Strategic Energy Research Consortium (SERC)

Figure 1. Working principle of doped-polymeric organic semiconductor (OSC) catalyst in energy conversion reactions. Ox/Red = oxidation/reduction; ET = Electron Transfer. Electrochemical doping process of the neutral polymeric OSC (step 1), and the electron transfer reaction between the doped polymeric OSC (steps 2+3).

Background

Cost-effective and carbon-neutral energy storage and conversion technologies that can efficiently convert between chemical energy and electrical energy are needed in the transition from fossil fuels to renewable sources of power. Many of these conversions require catalysts that contain precious metals, such as Platinum (Pt), and many have an electrode design that is complex. An alternative to precious metal catalysts are metal-free organic materials that are inherently scalable, easily processed, in geo-abundance, and potentially recyclable (see Figure 1). An ideal electrocatalyst would have an active site where the electronic, chemical, and physical properties are tunable. The wide chemical tuneability of organic polymeric catalysts may provide a solution. At present, however, organic catalysts demonstrate lower catalytic activity than precious metal catalysts and often require multi-phase electrode design to achieve stability during operation.

Project Goals

This project aims to characterize the fundamental relationship between chemical structure and catalytic activity in organic-based catalysts to develop low-cost, scalable, and recyclable catalysts for heterogeneous electrocatalysis. Design principles for polymeric organic semiconductors (OSC) will be developed to enable enhancement of other energy conversion and fuel production reactions, such as electrolytic hydrogen production and CO₂ reduction. The goal is to produce the polymeric OSC on several grams scale for initial testing of the catalyst in technologically relevant applications.

Approach

This work aims to develop efficient electrocatalysts based on polymeric OSC for affordable and recyclable catalysts for the oxygen reduction reaction (ORR) and the oxygen evolution reaction (OER). Specific tasks aim to:

Study the fundamental electrochemical properties of promising polymeric OSCs to help define which chemical structures of polymeric OSC show the highest catalytic activity for energy conversion reactions dealing with molecular oxygen (ORR, OER).
Identify chemical structures that enable reversible electrochemical doping in aqueous electrolytes to drive electron transfer reactions.
Define chemical structures that act as efficient functional groups to ensure a rapid transport of ionic charge carriers as well as gas molecules to achieve bulk activity of the catalyst with high mass-transport properties.
Test if a single-phase electrode based on polymeric OSC maintain its reactivity during operation in acidic and alkaline aqueous electrolytes.
Test if devices can be recycled by solvent extraction processes to recover the catalyst for a second life.

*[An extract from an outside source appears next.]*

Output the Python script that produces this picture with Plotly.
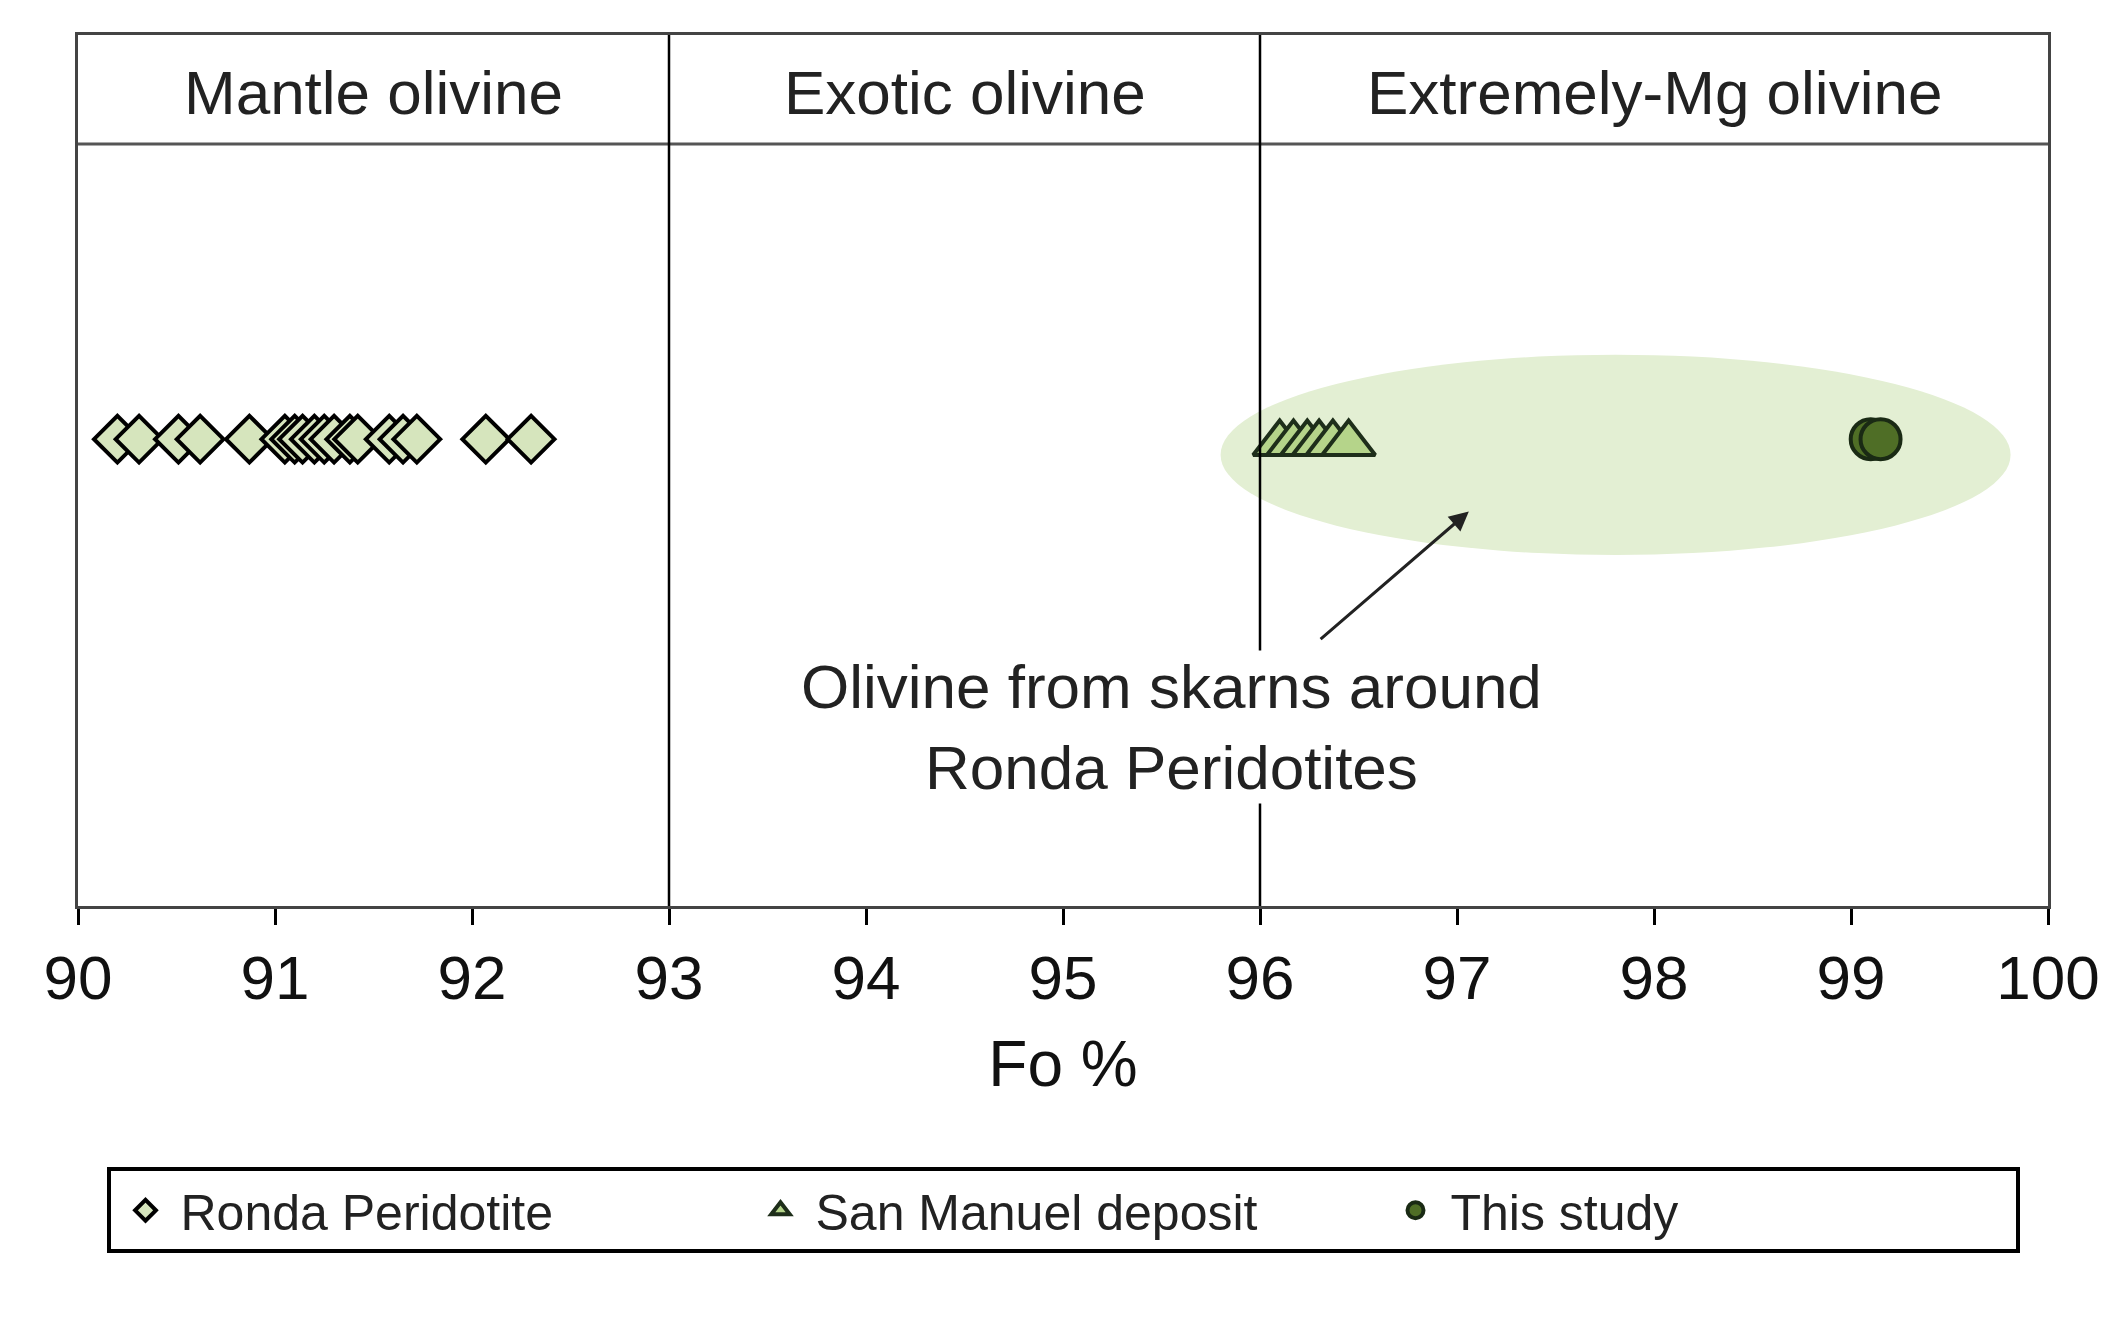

This approach will pave the way for the design of single-phase electrodes that can be processed from solution, lowering the cost of production of the electrode.

Team Members

Alberto Salleo
Alberto Salleo is a Professor of Materials Science and Engineering at Stanford University. His research focuses on novel materials and processing techniques for large-area and flexible electronic/photonic devices. He develops polymeric materials for electronics, bioelectronics, and biosensors and electrochemical devices for neuromorphic computing. Professor Salleo also conducts structure/property studies of polymeric semiconductors, nano-structured and amorphous materials in thin films, and advanced characterization techniques for soft matter.

William Chueh
William Chueh is an Associate Professor of Materials Science and Engineering at Stanford University. The central question unifying his group’s research is: “can we understand and engineer redox reactions at the levels of electrons, ions, molecules, particles and devices using a bottom-up approach?” The approach of Chueh and his group integrates novel synthesis, fabrication, characterization, modeling and analytics to understand molecular pathways and interfacial structure, and to bridge fundamentals to energy storage and conversion technologies by establishing new design rules.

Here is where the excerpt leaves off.